A State budget package approval for the coming year means a victory for families and municipalities. With this approval comes savings for families of $655 on their tax bill.

A State budget package approval for the coming year means a victory for families and municipalities. With this approval comes savings for families of $655 on their tax bill. The approval also provides a state budget that has kept its commitment to education and health care programs, which stems from a two-year budget that was approved in 1999. This action came as a result of bipartisan State Senate members working together on the second year of the 1999-2001 state budget and tax package.
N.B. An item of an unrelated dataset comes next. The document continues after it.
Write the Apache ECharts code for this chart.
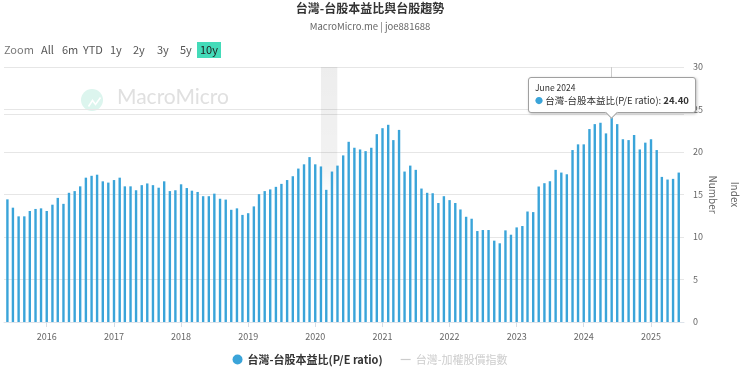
<!DOCTYPE html>
<html><head><meta charset="utf-8">
<script src="https://cdn.jsdelivr.net/npm/echarts@6/dist/echarts.min.js"></script>
<style>html,body{margin:0;padding:0;background:#fff}#c{width:740px;height:372px}</style>
</head><body><div id="c"></div>
<script>
const titleText = '台灣-台股本益比與台股趨勢';
const subText = 'MacroMicro.me | joe881688';
const seriesName = '台灣-台股本益比(P/E ratio)';
const hiddenName = '台灣-加權股價指數';
// monthly P/E values (first array starts in June 2015)
const pe2015 = [14.43, 13.45, 12.43, 12.43, 13.06, 13.3, 13.37];
const pe2016 = [13.06, 13.8, 14.6, 13.9, 15.2, 15.4, 15.96, 16.98, 17.2, 17.33, 16.55, 16.4];
const pe2017 = [16.7, 16.98, 15.96, 15.96, 15.5, 16.1, 16.3, 16.1, 15.8, 16.55, 15.4, 15.5];
const pe2018 = [16.2, 15.76, 15.45, 15.3, 14.8, 14.8, 15.1, 14.5, 14.4, 13.2, 13.37, 12.6];
const pe2019 = [12.8, 13.6, 15.04, 15.4, 15.6, 15.9, 16.25, 16.7, 17.15, 18.05, 18.55, 19.4];
const pe2020 = [18.55, 18.3, 15.55, 17.7, 18.4, 19.6, 21.2, 20.5, 20.3, 20.1, 20.5, 22.1];
const pe2021 = [22.8, 23.2, 21.4, 22.6, 17.7, 18.4, 17.9, 15.7, 15.2, 15.15, 14.0, 14.8];
const pe2022 = [14.34, 14.0, 13.24, 12.38, 12.15, 10.7, 10.82, 10.82, 9.57, 9.26, 10.78, 10.27];
const pe2023 = [11.13, 11.29, 13.0, 12.93, 15.94, 16.33, 16.56, 17.9, 17.58, 17.38, 20.23, 20.9];
const pe2024 = [20.9, 22.7, 23.28, 23.44, 22.19, 24.40, 23.28, 21.5, 21.4, 22.0, 20.3, 21.1];
const pe2025 = [21.5, 20.23, 17.07, 16.76, 16.84, 17.58];
const yearBlocks = [[2015, 6, pe2015], [2016, 1, pe2016], [2017, 1, pe2017], [2018, 1, pe2018], [2019, 1, pe2019],
  [2020, 1, pe2020], [2021, 1, pe2021], [2022, 1, pe2022], [2023, 1, pe2023], [2024, 1, pe2024], [2025, 1, pe2025]];
const yTickValues = [0, 5, 10, 15, 20, 25, 30];
const recession = ['2020-02-01', '2020-04-30'];
const highlightDate = '2024-06-01';
const xRange = ['2015-05-20', '2025-06-23'];
const rangeButtons = ['All', '6m', 'YTD', '1y', '2y', '3y', '5y', '10y'];
const monthNames = ['January','February','March','April','May','June','July','August','September','October','November','December'];

const pad = n => (n < 10 ? '0' : '') + n;
const peData = [];
yearBlocks.forEach(([y, m0, arr]) => arr.forEach((v, i) => peData.push([y + '-' + pad(m0 + i) + '-01', v])));
const hiIndex = peData.findIndex(d => d[0] === highlightDate);

const BLUE = '#3aa4d9';
const FONT = '"Noto Sans CJK TC", "Noto Sans", sans-serif';
const chart = echarts.init(document.getElementById('c'), null, {renderer: 'canvas'});

const btnX = [41, 62, 83, 110, 133, 157, 180, 200];
const graphics = [
  {type: 'text', left: 4, top: 44, z: 10, style: {text: 'Zoom', fontSize: 11, fill: '#777', fontFamily: FONT}},
  {type: 'rect', left: 197, top: 42, z: 9, shape: {width: 24, height: 16}, style: {fill: '#44dbb9'}},
  // watermark
  {type: 'circle', left: 81, top: 89, z: 0, shape: {r: 11}, style: {fill: '#dcf5ee'}},
  {type: 'polyline', left: 86, top: 95, z: 1, shape: {points: [[0, 9], [4, 3], [7, 7], [12, 0]]}, style: {stroke: '#ffffff', lineWidth: 1.6, fill: null}},
  {type: 'text', left: 117, top: 87, z: 0, style: {text: 'MacroMicro', fontSize: 21, fill: '#e0e0e0', fontFamily: 'Lato, sans-serif'}}
];
rangeButtons.forEach((t, i) => graphics.push({type: 'text', left: btnX[i], top: 44, z: 10,
  style: {text: t, fontSize: 11, fill: t === '10y' ? '#222' : '#555', fontFamily: FONT}}));

const option = {
  animation: false,
  backgroundColor: '#fff',
  title: {
    text: titleText, subtext: subText, left: 'center', top: -3, itemGap: 8,
    textStyle: {fontSize: 12, fontWeight: 'bold', color: '#333', fontFamily: FONT},
    subtextStyle: {fontSize: 9.5, color: '#666', fontFamily: FONT}
  },
  graphic: graphics,
  legend: {
    bottom: 2, left: 'center', itemGap: 18, itemWidth: 10, itemHeight: 10,
    inactiveColor: '#cccccc',
    data: [
      {name: seriesName, icon: 'circle', textStyle: {fontWeight: 'bold', color: '#333'}},
      {name: hiddenName, icon: 'path://M0,0 M0,10 M0,4.4 L10,4.4 L10,5.6 L0,5.6 Z', textStyle: {color: '#cccccc'}}
    ],
    selected: {[hiddenName]: false},
    textStyle: {fontSize: 11, fontFamily: FONT}
  },
  grid: {left: 4, right: 56, top: 67, bottom: 50, outerBoundsMode: 'none', containLabel: false},
  tooltip: {
    trigger: 'item', alwaysShowContent: true, transitionDuration: 0, showDelay: 0, hideDelay: 0,
    backgroundColor: '#ffffff', borderColor: '#a0a0a0', borderWidth: 1, padding: [3, 6, 4, 6],
    extraCssText: 'box-shadow:1px 1px 3px rgba(0,0,0,0.25);border-radius:3px;overflow:visible;',
    position: function (point, params, dom, rect, size) {
      const w = size.contentSize[0], h = size.contentSize[1];
      if (rect) return [rect.x + rect.width / 2 - w / 2, rect.y - h - 2];
      return [point[0] - w / 2, point[1] - h - 2];
    },
    formatter: function (p) {
      const d = new Date(p.value[0]);
      return '<div style="font-size:8.5px;color:#333;line-height:12px;font-family:' + FONT.replace(/"/g, "'") + '">' +
        monthNames[d.getUTCMonth()] + ' ' + d.getUTCFullYear() + '</div>' +
        '<div style="font-size:9.5px;color:#333;line-height:15px;font-family:' + FONT.replace(/"/g, "'") + '">' +
        '<span style="color:' + BLUE + ';font-size:8px">●</span> ' + p.seriesName + ': <b>' + p.value[1].toFixed(2) + '</b></div>' +
        '<div style="position:absolute;left:50%;bottom:-5px;width:8px;height:8px;margin-left:-5px;background:#fff;' +
        'border-right:1px solid #a0a0a0;border-bottom:1px solid #a0a0a0;transform:rotate(45deg)"></div>';
    }
  },
  xAxis: {
    type: 'time', min: xRange[0], max: xRange[1],
    minInterval: 365 * 24 * 3600 * 1000, maxInterval: 366 * 24 * 3600 * 1000,
    axisLine: {show: true, lineStyle: {color: '#dde3ea'}},
    axisTick: {show: true, length: 5, lineStyle: {color: '#d8dde5'}},
    splitLine: {show: false},
    axisLabel: {
      color: '#666', fontSize: 9, margin: 10, fontFamily: FONT,
      formatter: function (v) { const d = new Date(v); return (d.getMonth() === 0 && d.getDate() === 1) ? String(d.getFullYear()) : ''; }
    },
    axisPointer: {show: true, status: 'show', value: +new Date(highlightDate + 'T00:00:00'), type: 'line', snap: false, z: 1,
      triggerTooltip: false, label: {show: false}, lineStyle: {color: '#cccccc', width: 1, type: 'solid'}}
  },
  yAxis: [{
    type: 'value', position: 'right', min: yTickValues[0], max: yTickValues[yTickValues.length - 1], interval: yTickValues[1] - yTickValues[0],
    name: 'Number', nameLocation: 'middle', nameRotate: -90, nameGap: 24, nameMoveOverlap: false,
    nameTextStyle: {color: '#666', fontSize: 10, fontFamily: FONT},
    axisLine: {show: false}, axisTick: {show: false},
    axisLabel: {color: '#666', fontSize: 9, margin: 9, fontFamily: FONT},
    splitLine: {lineStyle: {color: '#e6e6e6'}}
  }, {
    type: 'value', position: 'right', min: 0, max: 1, interval: 0.8128,
    name: 'Index', nameLocation: 'middle', nameRotate: -90, nameGap: 46, nameMoveOverlap: false,
    nameTextStyle: {color: '#666', fontSize: 10, fontFamily: FONT},
    axisLine: {show: false}, axisTick: {show: false}, axisLabel: {show: false},
    splitLine: {lineStyle: {color: '#e6e6e6'}}
  }],
  series: [{
    name: seriesName, type: 'bar', data: peData, barWidth: 2.4, yAxisIndex: 0, z: 3,
    itemStyle: {color: BLUE},
    emphasis: {disabled: true},
    markArea: {
      silent: true,
      itemStyle: {color: new echarts.graphic.LinearGradient(0, 0, 0, 1, [
        {offset: 0, color: 'rgba(0,0,0,0.07)'}, {offset: 0.38, color: 'rgba(0,0,0,0.05)'}, {offset: 0.5, color: 'rgba(0,0,0,0)'}])},
      data: [[{xAxis: recession[0]}, {xAxis: recession[1]}]]
    }
  }, {
    name: hiddenName, type: 'line', data: [], yAxisIndex: 1, itemStyle: {color: '#cccccc'}
  }]
};
chart.setOption(option);
function showTip() { chart.dispatchAction({type: 'showTip', seriesIndex: 0, dataIndex: hiIndex}); }
showTip();
setTimeout(showTip, 30);
</script></body></html>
Simply, this means nearly $200 million in new tax cuts, increased support for education, environmental protection, open space preservation, senior services and much-needed financial support for area towns. All eleven towns, which comprise the 17th and 34th Districts will receive state funding, which is an unencumbered windfall in revenue sharing that is over and above what was approved for towns last year. The money comes from the state's surplus.

"This is great news for towns. The idea behind this encumbered money is that if the towns invest in this state revenue sharing in local projects or programs, everyone benefits," said Sen. Brian McDermott, D-34, deputy president pro-tempore.
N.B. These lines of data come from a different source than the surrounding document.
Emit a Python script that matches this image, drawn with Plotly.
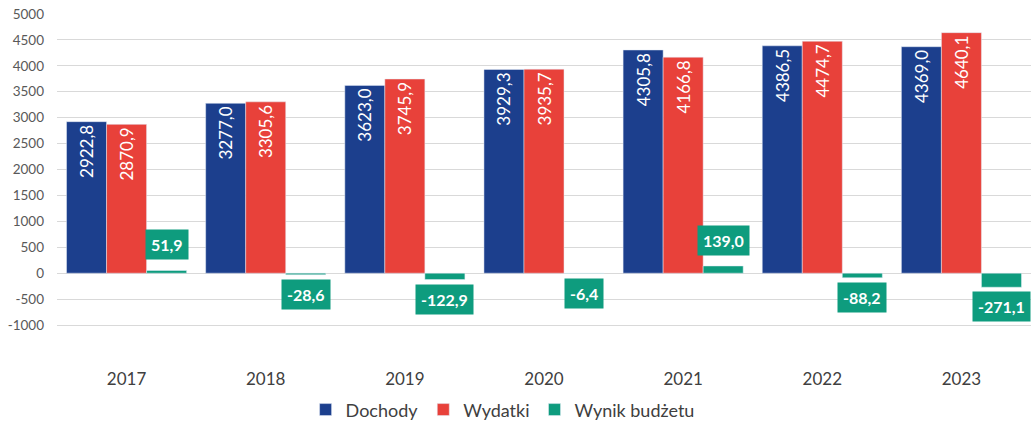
import plotly.graph_objects as go

years = ["2017", "2018", "2019", "2020", "2021", "2022", "2023"]
dochody = [2922.8, 3277.0, 3623.0, 3929.3, 4305.8, 4386.5, 4369.0]
wydatki = [2870.9, 3305.6, 3745.9, 3935.7, 4166.8, 4474.7, 4640.1]
wynik = [51.9, -28.6, -122.9, -6.4, 139.0, -88.2, -271.1]
y_ticks = [-1000, -500, 0, 500, 1000, 1500, 2000, 2500, 3000, 3500, 4000, 4500, 5000]

C_DOCH = "#1C3F8D"
C_WYD = "#E8413A"
C_WYN = "#0E9C7E"
FONT = "Lato"


def fmt(v):
    return f"{v:.1f}".replace(".", ",")


fig = go.Figure()
fig.add_trace(go.Bar(
    name="Dochody", x=years, y=dochody, marker_color=C_DOCH,
    text=[fmt(v) for v in dochody], textposition="inside", insidetextanchor="end",
    textangle=-90, textfont=dict(color="white", size=17, family=FONT),
))
fig.add_trace(go.Bar(
    name="Wydatki", x=years, y=wydatki, marker_color=C_WYD,
    text=[fmt(v) for v in wydatki], textposition="inside", insidetextanchor="end",
    textangle=-90, textfont=dict(color="white", size=17, family=FONT),
))
fig.add_trace(go.Bar(
    name="Wynik budżetu", x=years, y=wynik, marker_color=C_WYN,
    textposition="none",
))

# category axis: annotation x is the category index
for i, v in enumerate(wynik):
    fig.add_annotation(
        x=i, y=v, xref="x", yref="y", xshift=40,
        yanchor="bottom" if v >= 0 else "top",
        yshift=10 if v >= 0 else -4,
        text=f"<b>{fmt(v)}</b>", showarrow=False,
        bgcolor=C_WYN, borderpad=5,
        font=dict(color="white", size=16, family=FONT),
    )

fig.update_layout(
    width=1032, height=423,
    margin=dict(l=57, r=1, t=14, b=56),
    paper_bgcolor="white", plot_bgcolor="white",
    barmode="group", bargap=0.137, bargroupgap=0,
    font=dict(family=FONT, color="#404040"),
    legend=dict(orientation="h", xref="container", yref="container",
                x=0.487, xanchor="center", y=0.031, yanchor="middle",
                font=dict(size=18, color="#404040", family=FONT), traceorder="normal",
                itemwidth=30),
    showlegend=True,
)
fig.update_yaxes(
    range=[-1810, 5000], tickvals=y_ticks, ticktext=[str(t) for t in y_ticks],
    showgrid=True, gridcolor="#D9D9D9", gridwidth=1,
    zeroline=True, zerolinecolor="#D9D9D9", zerolinewidth=1,
    tickfont=dict(size=13.5, color="#595959", family=FONT), ticks="",
    ticklabelstandoff=12, automargin=False,
)
fig.update_xaxes(
    type="category", range=[-0.5, len(years) - 0.5],
    showgrid=False, showline=False, ticks="", automargin=False,
    tickfont=dict(size=17, color="#404040", family=FONT),
)

fig.write_html("out.html", config={"displayModeBar": False},
               post_script="document.body.style.margin='0';")
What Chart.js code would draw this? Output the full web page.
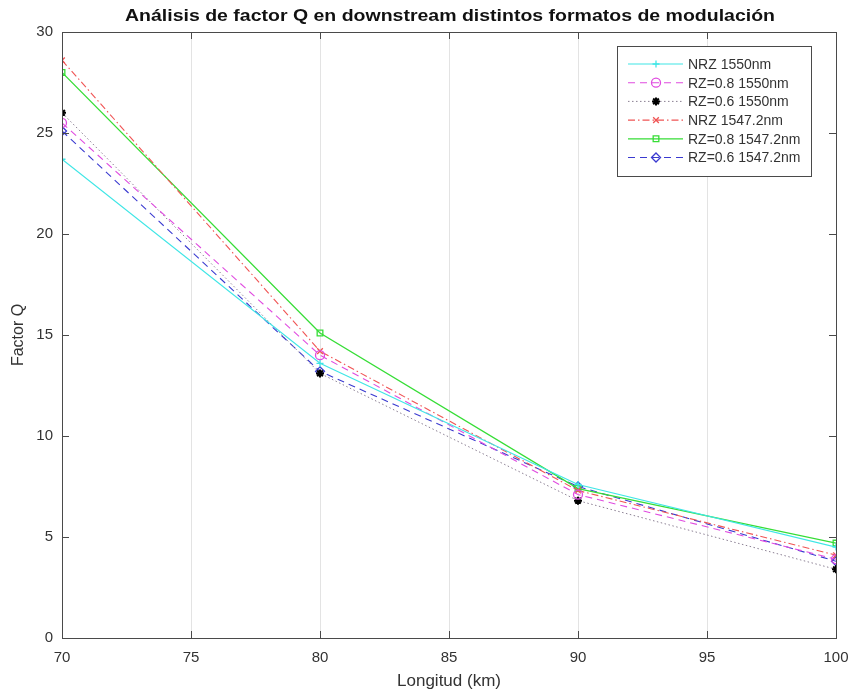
<!DOCTYPE html>
<html>
<head>
<meta charset="utf-8">
<script src="https://cdn.jsdelivr.net/npm/chart.js@4/dist/chart.umd.min.js"></script>
<style>
  html, body { margin: 0; padding: 0; background: #fff; }
  #wrap { width: 848px; height: 694px; }
</style>
</head>
<body>
<div id="wrap"><canvas id="qChart" width="848" height="694"></canvas></div>
<script>
// Longitud de fibra (km)
const longitudes = [70, 80, 90, 100];

// Factor Q medido para cada formato
const nrz1550 = [23.7, 13.6, 7.6, 4.5];
const rz08_1550 = [25.5, 14.0, 7.1, 3.9];
const rz06_1550 = [26.0, 13.1, 6.8, 3.4];
const nrz1547 = [28.6, 14.2, 7.3, 4.1];
const rz08_1547 = [28.0, 15.1, 7.4, 4.7];
const rz06_1547 = [25.1, 13.2, 7.5, 3.8];

const seriesLabels = ['NRZ 1550nm', 'RZ=0.8 1550nm', 'RZ=0.6 1550nm', 'NRZ 1547.2nm', 'RZ=0.8 1547.2nm', 'RZ=0.6 1547.2nm'];
const xTicks = [70, 75, 80, 85, 90, 95, 100];
const yTicks = [0, 5, 10, 15, 20, 25, 30];

const FONT = '"Liberation Sans", Arial, sans-serif';
const TITLE = 'Análisis de factor Q en downstream distintos formatos de modulación';

function serie(label, values, color, dash, style, radius, width) {
  return {
    label: label,
    data: longitudes.map((x, i) => ({ x: x, y: values[i] })),
    borderColor: color,
    backgroundColor: 'rgba(0,0,0,0)',
    borderWidth: width,
    borderDash: dash,
    pointStyle: style,
    pointRadius: radius,
    pointBorderColor: color,
    pointBackgroundColor: 'rgba(0,0,0,0)',
    pointBorderWidth: 1.3,
    tension: 0
  };
}

const datasets = [
  serie(seriesLabels[0], nrz1550, '#3fe6e6', [], 'cross', 3.5, 1.1),
  serie(seriesLabels[1], rz08_1550, '#e04be0', [7, 5], 'circle', 4.5, 1.1),
  serie(seriesLabels[2], rz06_1550, '#8a7f92', [1.5, 2.5], 'star', 4, 1),
  serie(seriesLabels[3], nrz1547, '#f05454', [7, 3, 1.5, 3], 'crossRot', 4, 1.1),
  serie(seriesLabels[4], rz08_1547, '#36dd36', [], 'rect', 4, 1.3),
  serie(seriesLabels[5], rz06_1547, '#3a3ad0', [7, 5], 'rectRot', 4.5, 1.1)
];
datasets[2].pointBorderColor = '#000';
datasets[2].pointBackgroundColor = '#000';
datasets[2].pointBorderWidth = 2;

// marco, marcas hacia dentro, título y leyenda al estilo MATLAB
const matlabFrame = {
  id: 'matlabFrame',
  afterDraw(chart) {
    const ctx = chart.ctx;
    const a = chart.chartArea;
    const xs = chart.scales.x, ys = chart.scales.y;
    ctx.save();
    ctx.strokeStyle = '#4a4a4a';
    ctx.lineWidth = 1;
    ctx.strokeRect(a.left + 0.5, a.top + 0.5, a.right - a.left, a.bottom - a.top);
    ctx.beginPath();
    xTicks.forEach(v => {
      const px = Math.round(xs.getPixelForValue(v)) + 0.5;
      ctx.moveTo(px, a.bottom); ctx.lineTo(px, a.bottom - 7);
      ctx.moveTo(px, a.top); ctx.lineTo(px, a.top + 7);
    });
    yTicks.forEach(v => {
      const py = Math.round(ys.getPixelForValue(v)) + 0.5;
      ctx.moveTo(a.left, py); ctx.lineTo(a.left + 7, py);
      ctx.moveTo(a.right, py); ctx.lineTo(a.right - 7, py);
    });
    ctx.stroke();

    // título, ensanchado para ocupar el ancho de la cabecera
    ctx.fillStyle = '#111';
    ctx.font = 'bold 17px ' + FONT;
    ctx.textAlign = 'center';
    ctx.textBaseline = 'middle';
    const tw = ctx.measureText(TITLE).width;
    ctx.save();
    ctx.translate(450, 16);
    ctx.scale(650 / tw, 1);
    ctx.fillText(TITLE, 0, 0);
    ctx.restore();

    // leyenda
    const bx = 617, by = 46, bw = 194, bh = 130;
    ctx.fillStyle = '#fff';
    ctx.fillRect(bx, by, bw, bh);
    ctx.strokeStyle = '#4a4a4a';
    ctx.strokeRect(bx + 0.5, by + 0.5, bw, bh);
    ctx.font = '14px ' + FONT;
    ctx.textAlign = 'left';
    chart.data.datasets.forEach((ds, i) => {
      const y = 64 + i * 18.7;
      ctx.save();
      ctx.strokeStyle = ds.borderColor;
      ctx.lineWidth = ds.borderWidth;
      ctx.setLineDash(ds.borderDash);
      ctx.beginPath();
      ctx.moveTo(628, y); ctx.lineTo(683, y);
      ctx.stroke();
      ctx.setLineDash([]);
      ctx.strokeStyle = ds.pointBorderColor;
      ctx.fillStyle = ds.pointBackgroundColor;
      ctx.lineWidth = ds.pointBorderWidth;
      Chart.helpers.drawPoint(ctx, {
        pointStyle: ds.pointStyle,
        radius: ds.pointRadius,
        rotation: 0,
        borderWidth: ds.pointBorderWidth
      }, 656, y);
      ctx.restore();
      ctx.fillStyle = '#333';
      ctx.fillText(ds.label, 688, y + 1);
    });
    ctx.restore();
  }
};

new Chart(document.getElementById('qChart'), {
  type: 'line',
  data: { datasets: datasets },
  options: {
    responsive: false,
    animation: false,
    layout: { autoPadding: false, padding: { top: 32, right: 12, left: 0, bottom: 0 } },
    plugins: {
      legend: { display: false },
      title: { display: false },
      tooltip: { enabled: false }
    },
    scales: {
      x: {
        type: 'linear',
        min: 70, max: 100,
        afterFit(scale) {
          scale.height = 56;
          scale.paddingLeft = 0;
          scale.paddingRight = 0;
        },
        afterBuildTicks(scale) { scale.ticks = xTicks.map(v => ({ value: v })); },
        grid: { display: true, color: '#e3e3e3', drawTicks: false },
        border: { display: false },
        ticks: { color: '#333', font: { family: FONT, size: 15 }, padding: 11, maxRotation: 0 },
        title: { display: true, text: 'Longitud (km)', color: '#333', font: { family: FONT, size: 17 }, padding: { top: 0, bottom: 2 } }
      },
      y: {
        type: 'linear',
        min: 0, max: 30,
        afterFit(scale) {
          scale.width = 62;
          scale.paddingTop = 0;
          scale.paddingBottom = 0;
        },
        afterBuildTicks(scale) { scale.ticks = yTicks.map(v => ({ value: v })); },
        grid: { display: false, drawTicks: false },
        border: { display: false },
        ticks: { color: '#333', font: { family: FONT, size: 15 }, padding: 9 },
        title: { display: true, text: 'Factor Q', color: '#333', font: { family: FONT, size: 16 }, padding: { top: 9, bottom: 0 } }
      }
    }
  },
  plugins: [matlabFrame]
});
</script>
</body>
</html>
Among the new tax cuts that are on the horizon for families include exemptions to sales tax and college textbook sales tax, and a seven-cent gas tax reduction. Parents will be able to purchase back-to-school clothes for their children and save money on taxes through a "sales tax holiday" that was added to the tax package and slated to go into effect at the end of this summer. Another promise kept by the Senate was an increase in property tax credit that will rise from the current rate of $425 to $500.

"Tax cuts that help working families were one of my top priorities this session, and I'm pleased to announce that we have indeed delivered," said Sen. Joseph J. Crisco, D-17. "We delivered on all of that this year, and more."

"I am very proud of what we have done in the General Assembly during this session," Crisco said, "further reducing the tax burden on Connecticut residents, particularly for working families and families with school-aged children." Crisco serves as the chair on the Legislature's budget-writing Appropriations Committee, and chair of the Appropriations' Legislative subcommittee.

"This is money from the surplus that we are spending in a variety of ways," said McDermott. "It is my hope that the towns spend the money on a one-time expenditure."

Many towns could use the money to improve existing areas or build new playgrounds, parks, playscapes, linear trails or other community projects.

"The money is unrestricted. It's a one-time shot for the towns," said Crisco. "I'm in touch with the mayors and town councils, but it's up to them as how best to use it," said Crisco, referring to the surplus money. Families who are preparing to set aside money for next year's school clothing budget will see some light at the end of the tunnel. The "sales tax holiday" is slated for the third week of August to help parents with school clothing and footwear costs.

The budget and tax package, which got both the Senate and House of Representatives nod of approval, will go to the Governor for signing.